Самиздат – очевидный самоконтроль: над собой, над ситуацией. Было в этом – умение собраться. Была – та сосредоточенность на своем деле, из которой вырастает подлинный профессионализм.

Самиздат подразумевал и самокритику: если такое количество текстов читаешь, перепечатываешь, обдумываешь, то поневоле задумаешься и о собственных сочинениях, сравнишь с другими, внимательнее приглядишься к ним, и вообще не обольщаться надо, а трудиться.

В золе, оставшейся от незримого самиздатовского костра, от духовного, чистого пламени, в котором, хочется верить, все хорошее не сгорало, – погасшими, но еще горячими углями обжигают пальцы самолюбие, самомнение, самонадеянность, в едком дымке тает самообман.

Самиздат – самооборона, если хотите. Оружие – речь. Держу круговую оборону. Голыми руками не возьмете. Мое слово, моя речь, – вот они, они спасают меня. Речь – моя защита, моя панацея от бед.

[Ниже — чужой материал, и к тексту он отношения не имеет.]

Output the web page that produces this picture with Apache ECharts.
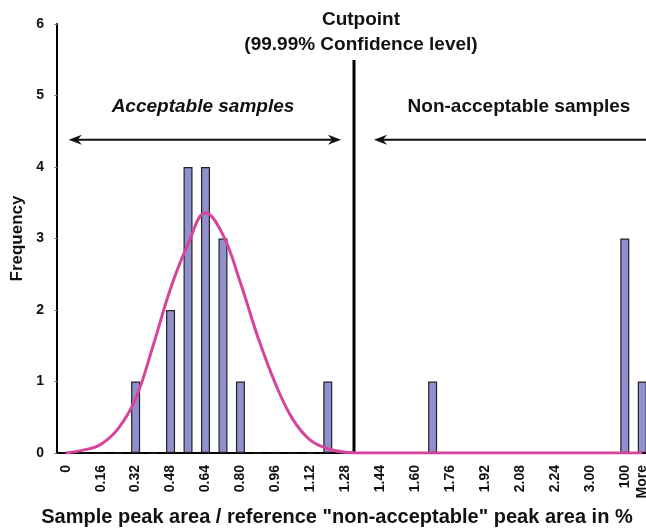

Самиздат – самообразование, это уж само собой. О том, как мы самообразовывались, можно написать трактат. Откуда и как добывали нужные тексты, как их изучали, как распространяли.

Осенью шестьдесят третьего года я жил в Москве, познакомился и подружился с людьми, которые дороги мне и сейчас.

Нет уже в живых Вадима Борисова, нашего Димы, Димки.

А сколько замечательных текстов давал он тогда мне, приехавшему из провинции и жадно набросившемуся на доступные наконец книги, на перепечатанные, тогда еще числившиеся в запретных, тексты.

Весь Мандельштам, пять томиков стихов на четвертушках писчей бумаги, так называемое собрание стихотворений, и проза, и статьи, и даже варианты и черновики стихов и прозы, и письма поэта. Ходасевич, горькая «Европейская ночь». Обэриуты – Хармс, Введенский. Николай Олейников. «Огненный столп» Гумилева. Ранний Заболоцкий – «Столбцы», «Торжество земледелия», тогда еще не полностью изданные поздние вещи его. Цветаева – «После России», «Лебединый стан», «Версты», поэмы, пьесы, проза. Конечно, Хлебников – и пятитомник, и старые издания, и перепечатки. Современные авторы. «Доктор Живаго» Пастернака, его «Люди и положения», письма, воспоминания о нем Гладкова. Неизданные стихи Ахматовой. «Синтаксис». И так далее, и так далее.

Я читал, читал, впитывал в себя все это, и многое просто переписывал от руки.